The result updates instantly. Compare the Real APR to the stated interest rate — the difference tells you how much fees are adding to your true borrowing cost.
Why APR Matters More Than the Interest Rate
Two lenders can quote you the same interest rate and still charge very different amounts. One might have $500 in fees, another $5,000. The interest rate won't tell you that — but the APR will.
In the U.S., the Truth in Lending Act (TILA) requires lenders to disclose the APR on every loan offer. This forces transparency and gives you a standardized number to compare across lenders, loan types, and fee structures.
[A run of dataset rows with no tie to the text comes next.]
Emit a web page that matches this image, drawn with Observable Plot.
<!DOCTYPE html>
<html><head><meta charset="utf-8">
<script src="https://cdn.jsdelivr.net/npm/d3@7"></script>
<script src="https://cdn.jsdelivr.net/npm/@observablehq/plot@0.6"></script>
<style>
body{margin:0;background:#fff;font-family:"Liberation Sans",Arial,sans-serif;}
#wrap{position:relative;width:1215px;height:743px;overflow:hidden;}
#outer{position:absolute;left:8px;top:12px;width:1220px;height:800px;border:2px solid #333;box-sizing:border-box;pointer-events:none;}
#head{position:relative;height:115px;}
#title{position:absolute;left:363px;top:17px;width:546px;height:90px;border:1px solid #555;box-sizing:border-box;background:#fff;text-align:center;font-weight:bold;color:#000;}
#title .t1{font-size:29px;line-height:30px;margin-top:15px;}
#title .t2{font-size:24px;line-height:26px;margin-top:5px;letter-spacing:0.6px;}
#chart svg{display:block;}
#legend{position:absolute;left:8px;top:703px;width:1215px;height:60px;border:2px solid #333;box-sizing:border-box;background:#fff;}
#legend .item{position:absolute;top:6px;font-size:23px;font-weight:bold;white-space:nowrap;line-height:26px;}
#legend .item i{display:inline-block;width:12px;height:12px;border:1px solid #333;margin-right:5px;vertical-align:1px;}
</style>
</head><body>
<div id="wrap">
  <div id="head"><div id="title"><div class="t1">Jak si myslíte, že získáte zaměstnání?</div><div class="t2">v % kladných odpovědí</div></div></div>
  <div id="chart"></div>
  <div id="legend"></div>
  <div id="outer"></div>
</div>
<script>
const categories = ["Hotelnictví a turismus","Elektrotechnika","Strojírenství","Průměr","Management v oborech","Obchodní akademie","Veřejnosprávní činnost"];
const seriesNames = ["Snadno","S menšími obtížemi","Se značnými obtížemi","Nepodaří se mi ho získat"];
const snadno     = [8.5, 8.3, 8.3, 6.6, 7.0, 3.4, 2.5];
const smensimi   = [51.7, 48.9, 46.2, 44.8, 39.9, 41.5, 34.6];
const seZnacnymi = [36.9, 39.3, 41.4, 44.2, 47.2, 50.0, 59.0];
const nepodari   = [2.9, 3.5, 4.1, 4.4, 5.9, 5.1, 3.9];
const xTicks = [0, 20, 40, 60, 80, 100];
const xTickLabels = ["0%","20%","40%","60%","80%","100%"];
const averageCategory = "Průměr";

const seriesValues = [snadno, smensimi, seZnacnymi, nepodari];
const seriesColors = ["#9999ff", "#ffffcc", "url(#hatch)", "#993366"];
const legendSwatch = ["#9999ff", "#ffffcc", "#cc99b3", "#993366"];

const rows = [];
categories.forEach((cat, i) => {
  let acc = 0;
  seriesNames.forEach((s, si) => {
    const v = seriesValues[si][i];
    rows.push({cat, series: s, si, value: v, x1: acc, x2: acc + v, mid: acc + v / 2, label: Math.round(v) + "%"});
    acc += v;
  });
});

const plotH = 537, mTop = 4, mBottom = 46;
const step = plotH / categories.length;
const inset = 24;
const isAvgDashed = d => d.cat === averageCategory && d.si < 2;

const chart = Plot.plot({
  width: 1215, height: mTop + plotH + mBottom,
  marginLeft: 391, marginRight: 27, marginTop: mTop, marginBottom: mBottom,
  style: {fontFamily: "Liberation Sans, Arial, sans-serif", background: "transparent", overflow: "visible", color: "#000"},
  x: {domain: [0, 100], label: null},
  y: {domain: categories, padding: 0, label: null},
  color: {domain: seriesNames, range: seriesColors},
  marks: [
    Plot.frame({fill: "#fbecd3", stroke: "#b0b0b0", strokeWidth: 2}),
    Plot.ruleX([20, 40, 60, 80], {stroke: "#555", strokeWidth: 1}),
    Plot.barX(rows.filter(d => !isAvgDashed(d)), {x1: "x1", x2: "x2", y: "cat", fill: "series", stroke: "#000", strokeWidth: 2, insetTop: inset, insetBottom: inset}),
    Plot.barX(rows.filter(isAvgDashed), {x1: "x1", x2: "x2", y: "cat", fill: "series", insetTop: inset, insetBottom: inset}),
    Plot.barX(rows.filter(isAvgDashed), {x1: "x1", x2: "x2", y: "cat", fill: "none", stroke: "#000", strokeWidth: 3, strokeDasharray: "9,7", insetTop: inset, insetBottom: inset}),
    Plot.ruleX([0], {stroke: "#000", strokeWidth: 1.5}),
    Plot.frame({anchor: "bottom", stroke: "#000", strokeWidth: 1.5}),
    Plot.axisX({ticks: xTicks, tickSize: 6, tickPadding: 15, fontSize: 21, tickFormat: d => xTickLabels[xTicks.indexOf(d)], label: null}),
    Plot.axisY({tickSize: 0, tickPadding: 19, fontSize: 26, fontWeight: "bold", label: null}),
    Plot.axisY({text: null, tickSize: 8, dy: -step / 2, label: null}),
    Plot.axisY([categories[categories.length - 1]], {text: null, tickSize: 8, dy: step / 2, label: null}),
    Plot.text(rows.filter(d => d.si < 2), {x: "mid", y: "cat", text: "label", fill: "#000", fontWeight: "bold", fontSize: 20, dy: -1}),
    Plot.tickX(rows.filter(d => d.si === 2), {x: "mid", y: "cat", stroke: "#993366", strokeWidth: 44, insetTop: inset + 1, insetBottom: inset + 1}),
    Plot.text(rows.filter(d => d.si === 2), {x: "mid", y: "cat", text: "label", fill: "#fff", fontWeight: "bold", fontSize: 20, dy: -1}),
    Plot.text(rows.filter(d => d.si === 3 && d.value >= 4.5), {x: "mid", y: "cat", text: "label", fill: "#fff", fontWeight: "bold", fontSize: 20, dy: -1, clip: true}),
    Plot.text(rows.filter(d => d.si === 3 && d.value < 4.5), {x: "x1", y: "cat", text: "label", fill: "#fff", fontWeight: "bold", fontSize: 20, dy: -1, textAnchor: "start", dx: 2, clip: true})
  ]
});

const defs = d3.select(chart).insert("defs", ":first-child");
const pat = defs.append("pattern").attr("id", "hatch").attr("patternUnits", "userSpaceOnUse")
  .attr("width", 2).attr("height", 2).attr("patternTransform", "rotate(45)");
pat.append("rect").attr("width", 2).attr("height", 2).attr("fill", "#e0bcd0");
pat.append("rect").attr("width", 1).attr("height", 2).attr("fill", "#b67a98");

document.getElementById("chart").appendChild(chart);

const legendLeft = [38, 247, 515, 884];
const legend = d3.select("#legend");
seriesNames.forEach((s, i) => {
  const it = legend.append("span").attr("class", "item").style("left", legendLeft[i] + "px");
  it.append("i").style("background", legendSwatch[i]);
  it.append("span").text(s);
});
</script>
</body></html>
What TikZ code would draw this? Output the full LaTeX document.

The key insight: a loan with a lower interest rate isn't always cheaper. If it has higher fees, the APR — and your total cost — could be higher. Always compare APR to APR, not just rate to rate.
Fixed APR vs. Variable APR
- Fixed APR — the rate stays the same for the life of the loan. Predictable payments, no surprises. Best when rates are low and you want to lock in.
- Variable APR — the rate fluctuates with a market index (often the federal funds rate). Usually starts lower than a fixed rate, but can increase over time. Best when rates are high and expected to drop, or for shorter-term loans where rate swings have less impact.
This calculator computes APR for fixed-rate loans. For variable-rate loans, the APR can only estimate the cost based on the initial rate — future adjustments are unknown.